Stated task:
Copy out every line exactly, passing over the pictures.

^^^^^^^^^^^^^^^^

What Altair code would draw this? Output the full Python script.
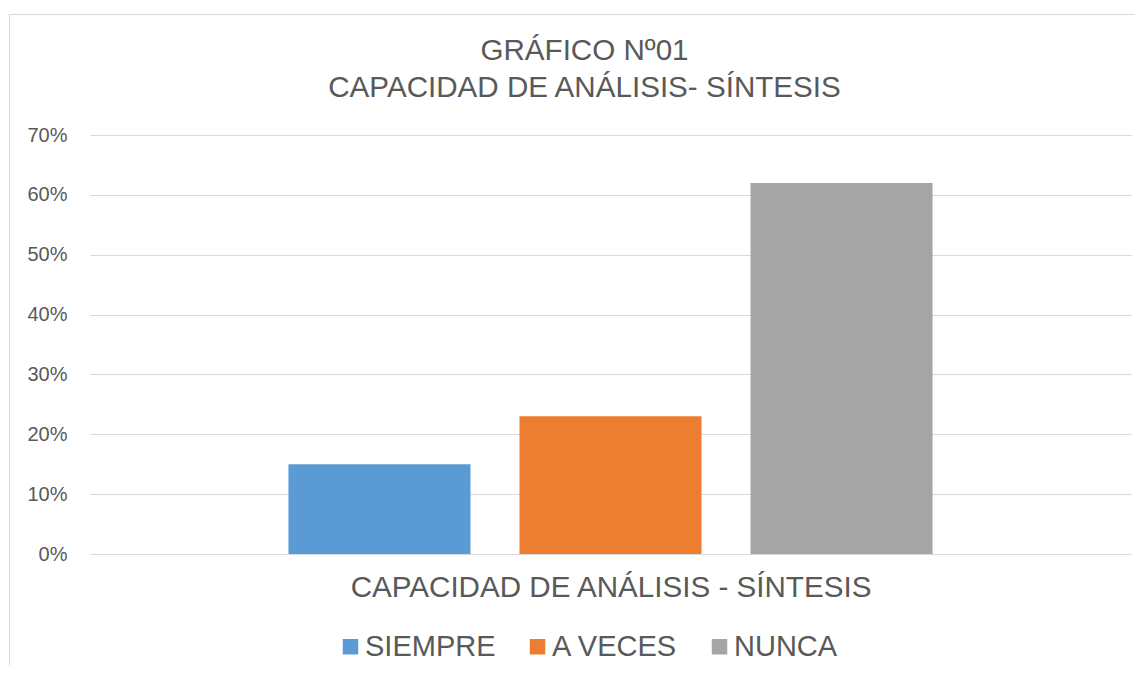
import altair as alt
import pandas as pd

categorias = ["SIEMPRE", "A VECES", "NUNCA"]
valores = [0.15, 0.23, 0.62]
colores = ["#5B9BD5", "#ED7D31", "#A5A5A5"]
ticks_y = [0.0, 0.1, 0.2, 0.3, 0.4, 0.5, 0.6, 0.7]
titulo = ["GRÁFICO Nº01", "CAPACIDAD DE ANÁLISIS- SÍNTESIS"]
titulo_x = "CAPACIDAD DE ANÁLISIS - SÍNTESIS"

df = pd.DataFrame({"serie": categorias, "valor": valores})
one = pd.DataFrame({"k": [0]})

FONT = "Liberation Sans"
TXT = "#595959"
GRID = "#D9D9D9"

bars = alt.Chart(df).mark_bar().encode(
    x=alt.X(
        "serie:N",
        sort=categorias,
        scale=alt.Scale(paddingInner=0.212, paddingOuter=0.859),
        axis=alt.Axis(
            labels=False, ticks=False, domain=False, title=titulo_x,
            titleFontSize=29.6, titleFont=FONT, titleColor=TXT,
            titleFontWeight="normal", titlePadding=19,
        ),
    ),
    y=alt.Y(
        "valor:Q",
        scale=alt.Scale(domain=[0, 0.7]),
        axis=alt.Axis(
            values=ticks_y, format=".0%", title=None, domain=False, ticks=False,
            labelFontSize=20, labelFont=FONT, labelColor=TXT, labelPadding=23,
            gridColor=GRID, gridWidth=1,
        ),
    ),
    color=alt.Color(
        "serie:N",
        sort=categorias,
        scale=alt.Scale(domain=categorias, range=colores),
        legend=alt.Legend(
            orient="none", legendX=246, legendY=497, direction="horizontal",
            title=None, symbolType="square", symbolSize=240, symbolStrokeWidth=0,
            labelFontSize=29, labelFont=FONT, labelColor=TXT, labelOffset=0,
            columnPadding=27, padding=0,
        ),
    ),
)

border_left = alt.Chart(one).mark_rule(color=GRID, strokeWidth=1).encode(
    x=alt.value(-80.5), y=alt.value(-121), y2=alt.value(530)
)
border_top = alt.Chart(one).mark_rule(color=GRID, strokeWidth=1).encode(
    x=alt.value(-81), x2=alt.value(1045), y=alt.value(-120.5)
)

chart = alt.layer(border_left, border_top, bars).properties(
    width=1041,
    height=419,
    padding={"left": 0, "top": 5, "right": 0, "bottom": 0},
    title=alt.Title(
        titulo, fontSize=29.6, font=FONT, color=TXT, fontWeight="normal",
        lineHeight=37, offset=-90, anchor="middle", frame="group", dx=-26,
    ),
).configure_view(stroke=None)

chart.save("out.html", embed_options={"renderer": "svg", "actions": False})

^^^^^^^^^^^^^^^^

Response for this exercise:
What Altair code would draw this? Output the full Python script.
import altair as alt
import pandas as pd

categorias = ["SIEMPRE", "A VECES", "NUNCA"]
valores = [0.15, 0.23, 0.62]
colores = ["#5B9BD5", "#ED7D31", "#A5A5A5"]
ticks_y = [0.0, 0.1, 0.2, 0.3, 0.4, 0.5, 0.6, 0.7]
titulo = ["GRÁFICO Nº01", "CAPACIDAD DE ANÁLISIS- SÍNTESIS"]
titulo_x = "CAPACIDAD DE ANÁLISIS - SÍNTESIS"

df = pd.DataFrame({"serie": categorias, "valor": valores})
one = pd.DataFrame({"k": [0]})

FONT = "Liberation Sans"
TXT = "#595959"
GRID = "#D9D9D9"

bars = alt.Chart(df).mark_bar().encode(
    x=alt.X(
        "serie:N",
        sort=categorias,
        scale=alt.Scale(paddingInner=0.212, paddingOuter=0.859),
        axis=alt.Axis(
            labels=False, ticks=False, domain=False, title=titulo_x,
            titleFontSize=29.6, titleFont=FONT, titleColor=TXT,
            titleFontWeight="normal", titlePadding=19,
        ),
    ),
    y=alt.Y(
        "valor:Q",
        scale=alt.Scale(domain=[0, 0.7]),
        axis=alt.Axis(
            values=ticks_y, format=".0%", title=None, domain=False, ticks=False,
            labelFontSize=20, labelFont=FONT, labelColor=TXT, labelPadding=23,
            gridColor=GRID, gridWidth=1,
        ),
    ),
    color=alt.Color(
        "serie:N",
        sort=categorias,
        scale=alt.Scale(domain=categorias, range=colores),
        legend=alt.Legend(
            orient="none", legendX=246, legendY=497, direction="horizontal",
            title=None, symbolType="square", symbolSize=240, symbolStrokeWidth=0,
            labelFontSize=29, labelFont=FONT, labelColor=TXT, labelOffset=0,
            columnPadding=27, padding=0,
        ),
    ),
)

border_left = alt.Chart(one).mark_rule(color=GRID, strokeWidth=1).encode(
    x=alt.value(-80.5), y=alt.value(-121), y2=alt.value(530)
)
border_top = alt.Chart(one).mark_rule(color=GRID, strokeWidth=1).encode(
    x=alt.value(-81), x2=alt.value(1045), y=alt.value(-120.5)
)

chart = alt.layer(border_left, border_top, bars).properties(
    width=1041,
    height=419,
    padding={"left": 0, "top": 5, "right": 0, "bottom": 0},
    title=alt.Title(
        titulo, fontSize=29.6, font=FONT, color=TXT, fontWeight="normal",
        lineHeight=37, offset=-90, anchor="middle", frame="group", dx=-26,
    ),
).configure_view(stroke=None)

chart.save("out.html", embed_options={"renderer": "svg", "actions": False})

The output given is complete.